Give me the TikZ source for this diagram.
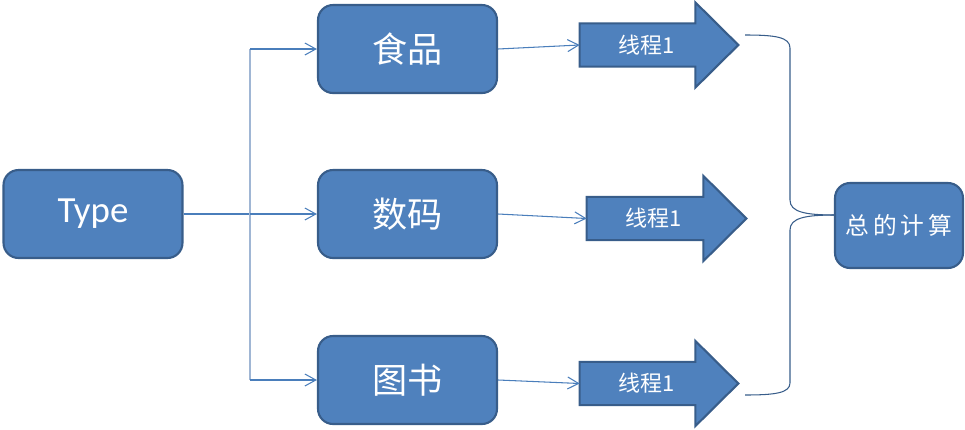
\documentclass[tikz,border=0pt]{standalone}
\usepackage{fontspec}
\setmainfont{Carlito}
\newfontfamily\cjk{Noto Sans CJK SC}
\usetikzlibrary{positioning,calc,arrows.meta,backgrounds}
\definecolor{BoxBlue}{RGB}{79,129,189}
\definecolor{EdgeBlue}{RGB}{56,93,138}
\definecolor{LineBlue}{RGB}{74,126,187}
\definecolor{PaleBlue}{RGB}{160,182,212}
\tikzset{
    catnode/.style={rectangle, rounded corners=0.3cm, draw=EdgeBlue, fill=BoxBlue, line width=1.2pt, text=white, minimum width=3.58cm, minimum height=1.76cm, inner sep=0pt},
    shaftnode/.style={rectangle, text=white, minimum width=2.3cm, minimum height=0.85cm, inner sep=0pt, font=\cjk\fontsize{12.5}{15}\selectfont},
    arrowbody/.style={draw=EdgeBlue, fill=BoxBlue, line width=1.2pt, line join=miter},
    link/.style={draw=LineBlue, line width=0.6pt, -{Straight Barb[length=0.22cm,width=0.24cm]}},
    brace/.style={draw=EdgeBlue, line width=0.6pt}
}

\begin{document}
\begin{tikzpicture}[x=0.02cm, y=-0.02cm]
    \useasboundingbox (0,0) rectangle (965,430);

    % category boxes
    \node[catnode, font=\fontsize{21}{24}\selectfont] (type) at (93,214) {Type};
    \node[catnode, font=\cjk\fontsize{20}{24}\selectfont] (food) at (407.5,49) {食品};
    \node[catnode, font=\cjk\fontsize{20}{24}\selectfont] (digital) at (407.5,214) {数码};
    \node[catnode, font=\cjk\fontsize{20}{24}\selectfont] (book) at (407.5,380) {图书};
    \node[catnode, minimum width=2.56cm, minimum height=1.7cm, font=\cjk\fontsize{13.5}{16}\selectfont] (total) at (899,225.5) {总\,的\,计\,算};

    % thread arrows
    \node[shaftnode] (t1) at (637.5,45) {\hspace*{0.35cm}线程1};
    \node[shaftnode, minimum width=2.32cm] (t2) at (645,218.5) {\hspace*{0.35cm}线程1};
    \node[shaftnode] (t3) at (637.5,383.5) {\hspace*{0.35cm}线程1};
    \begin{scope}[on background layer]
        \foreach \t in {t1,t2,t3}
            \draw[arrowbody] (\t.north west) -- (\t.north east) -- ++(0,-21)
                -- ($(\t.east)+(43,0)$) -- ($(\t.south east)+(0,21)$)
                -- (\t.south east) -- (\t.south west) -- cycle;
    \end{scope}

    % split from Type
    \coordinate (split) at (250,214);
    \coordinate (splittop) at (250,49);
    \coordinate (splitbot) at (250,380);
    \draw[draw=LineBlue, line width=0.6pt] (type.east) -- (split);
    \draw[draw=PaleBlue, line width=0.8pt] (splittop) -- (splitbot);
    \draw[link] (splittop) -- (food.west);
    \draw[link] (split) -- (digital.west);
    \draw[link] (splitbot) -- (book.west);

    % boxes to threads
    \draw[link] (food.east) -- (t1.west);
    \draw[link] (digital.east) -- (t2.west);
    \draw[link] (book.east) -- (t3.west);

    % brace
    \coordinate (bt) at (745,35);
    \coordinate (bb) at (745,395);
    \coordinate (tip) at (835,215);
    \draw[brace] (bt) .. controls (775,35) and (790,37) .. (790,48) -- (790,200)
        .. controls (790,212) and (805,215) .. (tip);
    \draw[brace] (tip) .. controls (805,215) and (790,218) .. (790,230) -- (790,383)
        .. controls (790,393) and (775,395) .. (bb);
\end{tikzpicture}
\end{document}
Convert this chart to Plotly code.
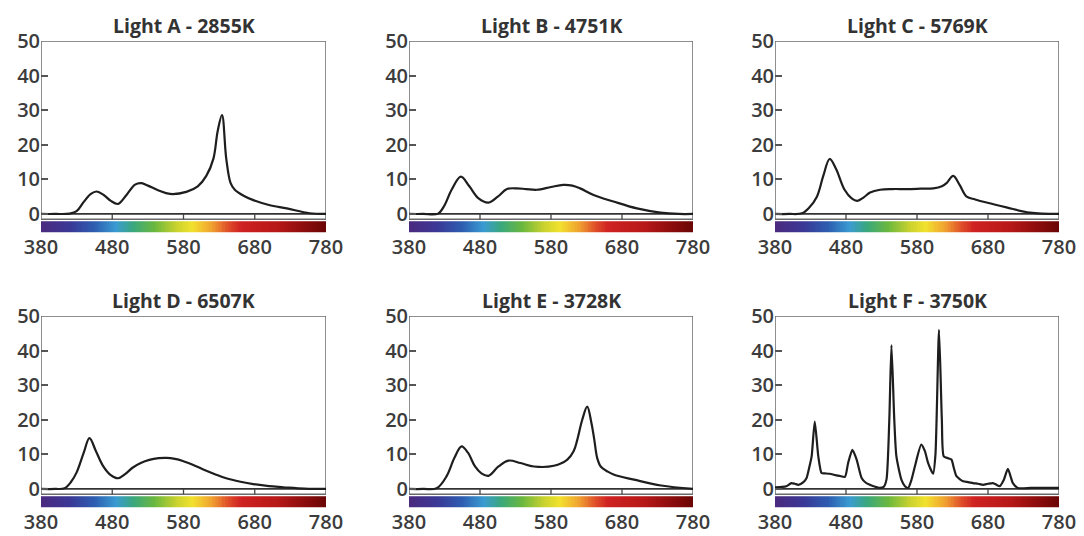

+===+

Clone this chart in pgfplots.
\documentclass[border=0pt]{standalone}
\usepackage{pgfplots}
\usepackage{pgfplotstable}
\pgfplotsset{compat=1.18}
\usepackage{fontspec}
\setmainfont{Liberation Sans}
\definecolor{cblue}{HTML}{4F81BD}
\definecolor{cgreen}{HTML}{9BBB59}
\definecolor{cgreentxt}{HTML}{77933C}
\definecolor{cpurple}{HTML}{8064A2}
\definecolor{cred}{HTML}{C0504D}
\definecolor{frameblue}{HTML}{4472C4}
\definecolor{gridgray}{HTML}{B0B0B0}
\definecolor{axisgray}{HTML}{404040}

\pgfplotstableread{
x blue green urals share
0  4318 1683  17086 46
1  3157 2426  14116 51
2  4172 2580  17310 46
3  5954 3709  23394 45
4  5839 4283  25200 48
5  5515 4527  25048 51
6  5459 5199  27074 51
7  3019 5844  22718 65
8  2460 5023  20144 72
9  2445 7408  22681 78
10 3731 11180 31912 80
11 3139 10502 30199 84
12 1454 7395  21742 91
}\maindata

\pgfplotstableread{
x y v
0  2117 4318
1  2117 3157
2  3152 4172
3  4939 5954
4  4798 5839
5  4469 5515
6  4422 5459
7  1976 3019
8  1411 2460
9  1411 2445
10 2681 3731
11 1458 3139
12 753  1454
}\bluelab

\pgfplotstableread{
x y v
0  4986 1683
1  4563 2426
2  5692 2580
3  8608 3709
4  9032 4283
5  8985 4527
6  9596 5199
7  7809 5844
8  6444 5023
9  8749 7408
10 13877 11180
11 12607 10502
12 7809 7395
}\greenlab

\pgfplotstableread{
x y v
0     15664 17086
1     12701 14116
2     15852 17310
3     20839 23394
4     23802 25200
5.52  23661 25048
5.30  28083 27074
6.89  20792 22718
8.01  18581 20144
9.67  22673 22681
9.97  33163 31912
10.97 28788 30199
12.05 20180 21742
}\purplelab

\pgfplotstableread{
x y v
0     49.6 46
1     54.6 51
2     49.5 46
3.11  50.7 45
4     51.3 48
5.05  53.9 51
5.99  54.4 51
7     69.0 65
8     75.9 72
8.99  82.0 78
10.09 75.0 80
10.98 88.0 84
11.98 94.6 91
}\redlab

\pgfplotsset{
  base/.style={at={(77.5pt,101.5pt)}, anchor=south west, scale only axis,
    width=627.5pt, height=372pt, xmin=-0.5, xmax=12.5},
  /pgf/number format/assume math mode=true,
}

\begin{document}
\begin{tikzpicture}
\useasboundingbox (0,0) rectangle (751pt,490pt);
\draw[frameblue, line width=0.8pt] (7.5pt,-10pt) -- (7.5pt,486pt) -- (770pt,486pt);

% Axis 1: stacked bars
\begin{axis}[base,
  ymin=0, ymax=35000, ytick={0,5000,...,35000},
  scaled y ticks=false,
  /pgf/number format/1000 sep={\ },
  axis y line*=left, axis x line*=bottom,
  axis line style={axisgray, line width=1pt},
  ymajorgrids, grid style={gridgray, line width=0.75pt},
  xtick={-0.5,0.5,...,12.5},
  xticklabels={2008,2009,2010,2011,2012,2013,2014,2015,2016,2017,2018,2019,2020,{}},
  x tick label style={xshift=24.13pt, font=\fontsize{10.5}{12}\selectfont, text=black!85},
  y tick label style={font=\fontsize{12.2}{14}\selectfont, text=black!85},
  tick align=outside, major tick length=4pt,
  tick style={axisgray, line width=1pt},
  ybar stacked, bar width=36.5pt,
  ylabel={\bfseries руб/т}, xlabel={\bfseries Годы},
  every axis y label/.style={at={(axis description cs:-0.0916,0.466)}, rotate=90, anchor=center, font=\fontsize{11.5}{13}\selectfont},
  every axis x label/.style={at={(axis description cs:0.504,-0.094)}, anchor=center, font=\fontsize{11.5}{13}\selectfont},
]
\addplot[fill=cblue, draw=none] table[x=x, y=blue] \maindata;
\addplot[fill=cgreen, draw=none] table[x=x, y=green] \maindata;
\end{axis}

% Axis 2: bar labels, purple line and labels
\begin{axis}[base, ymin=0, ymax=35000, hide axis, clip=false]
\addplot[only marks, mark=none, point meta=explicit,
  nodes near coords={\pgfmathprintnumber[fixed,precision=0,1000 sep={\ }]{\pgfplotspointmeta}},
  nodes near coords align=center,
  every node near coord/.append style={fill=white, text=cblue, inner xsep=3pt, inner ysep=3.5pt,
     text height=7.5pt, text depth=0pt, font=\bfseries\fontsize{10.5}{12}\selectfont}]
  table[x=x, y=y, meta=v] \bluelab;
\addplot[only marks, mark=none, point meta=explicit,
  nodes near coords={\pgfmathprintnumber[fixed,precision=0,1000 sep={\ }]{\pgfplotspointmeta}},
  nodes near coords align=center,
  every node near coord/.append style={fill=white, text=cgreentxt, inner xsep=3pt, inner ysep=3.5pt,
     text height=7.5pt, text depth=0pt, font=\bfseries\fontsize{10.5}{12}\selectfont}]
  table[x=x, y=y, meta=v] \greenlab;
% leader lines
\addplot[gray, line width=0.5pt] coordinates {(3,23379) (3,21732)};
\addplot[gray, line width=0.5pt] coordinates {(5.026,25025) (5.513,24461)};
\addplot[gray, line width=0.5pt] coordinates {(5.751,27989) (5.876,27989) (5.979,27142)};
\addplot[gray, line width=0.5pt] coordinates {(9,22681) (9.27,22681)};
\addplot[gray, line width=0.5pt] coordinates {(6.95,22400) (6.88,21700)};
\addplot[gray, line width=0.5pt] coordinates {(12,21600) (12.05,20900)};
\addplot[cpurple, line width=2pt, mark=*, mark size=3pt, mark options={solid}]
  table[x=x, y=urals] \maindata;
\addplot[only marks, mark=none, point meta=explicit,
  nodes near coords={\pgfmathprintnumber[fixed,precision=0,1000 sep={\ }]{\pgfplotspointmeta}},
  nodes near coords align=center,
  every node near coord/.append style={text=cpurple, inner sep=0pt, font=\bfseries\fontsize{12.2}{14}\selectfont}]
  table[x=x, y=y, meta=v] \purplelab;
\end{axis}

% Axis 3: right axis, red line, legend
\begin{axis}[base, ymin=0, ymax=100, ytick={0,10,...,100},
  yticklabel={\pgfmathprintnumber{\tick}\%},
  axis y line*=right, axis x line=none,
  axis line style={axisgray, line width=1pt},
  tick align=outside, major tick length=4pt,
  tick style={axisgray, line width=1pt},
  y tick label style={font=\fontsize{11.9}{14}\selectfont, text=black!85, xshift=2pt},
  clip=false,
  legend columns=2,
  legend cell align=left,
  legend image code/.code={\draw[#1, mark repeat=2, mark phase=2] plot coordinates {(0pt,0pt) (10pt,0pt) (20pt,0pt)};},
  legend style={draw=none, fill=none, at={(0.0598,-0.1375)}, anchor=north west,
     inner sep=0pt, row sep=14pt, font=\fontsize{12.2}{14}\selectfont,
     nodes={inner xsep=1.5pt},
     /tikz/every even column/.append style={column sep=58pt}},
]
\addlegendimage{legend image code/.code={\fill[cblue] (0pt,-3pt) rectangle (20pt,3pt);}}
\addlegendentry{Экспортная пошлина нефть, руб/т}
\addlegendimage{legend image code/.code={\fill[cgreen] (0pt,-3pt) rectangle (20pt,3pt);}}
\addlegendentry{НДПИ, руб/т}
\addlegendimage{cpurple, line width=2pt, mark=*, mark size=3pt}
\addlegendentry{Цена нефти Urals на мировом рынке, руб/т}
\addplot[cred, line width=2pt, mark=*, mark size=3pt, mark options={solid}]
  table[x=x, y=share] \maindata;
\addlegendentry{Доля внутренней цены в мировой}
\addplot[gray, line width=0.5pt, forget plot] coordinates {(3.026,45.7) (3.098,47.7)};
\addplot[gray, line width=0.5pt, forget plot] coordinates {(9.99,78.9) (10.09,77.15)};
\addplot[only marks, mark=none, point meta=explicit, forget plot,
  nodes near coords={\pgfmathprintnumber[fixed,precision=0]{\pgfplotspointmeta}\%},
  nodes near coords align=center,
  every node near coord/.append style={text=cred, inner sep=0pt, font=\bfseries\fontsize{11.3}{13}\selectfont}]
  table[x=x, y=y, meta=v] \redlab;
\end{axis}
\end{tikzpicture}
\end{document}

+===+

### Do this
Reproduce the data above exactly, but only from the line containing "Give me the TikZ source for this diagram." through the line containing "(0,0) rectangle (965,430);"; skip the pictures.

### Written solution
Give me the TikZ source for this diagram.
\documentclass[tikz,border=0pt]{standalone}
\usepackage{fontspec}
\setmainfont{Carlito}
\newfontfamily\cjk{Noto Sans CJK SC}
\usetikzlibrary{positioning,calc,arrows.meta,backgrounds}
\definecolor{BoxBlue}{RGB}{79,129,189}
\definecolor{EdgeBlue}{RGB}{56,93,138}
\definecolor{LineBlue}{RGB}{74,126,187}
\definecolor{PaleBlue}{RGB}{160,182,212}
\tikzset{
    catnode/.style={rectangle, rounded corners=0.3cm, draw=EdgeBlue, fill=BoxBlue, line width=1.2pt, text=white, minimum width=3.58cm, minimum height=1.76cm, inner sep=0pt},
    shaftnode/.style={rectangle, text=white, minimum width=2.3cm, minimum height=0.85cm, inner sep=0pt, font=\cjk\fontsize{12.5}{15}\selectfont},
    arrowbody/.style={draw=EdgeBlue, fill=BoxBlue, line width=1.2pt, line join=miter},
    link/.style={draw=LineBlue, line width=0.6pt, -{Straight Barb[length=0.22cm,width=0.24cm]}},
    brace/.style={draw=EdgeBlue, line width=0.6pt}
}

\begin{document}
\begin{tikzpicture}[x=0.02cm, y=-0.02cm]
    \useasboundingbox (0,0) rectangle (965,430);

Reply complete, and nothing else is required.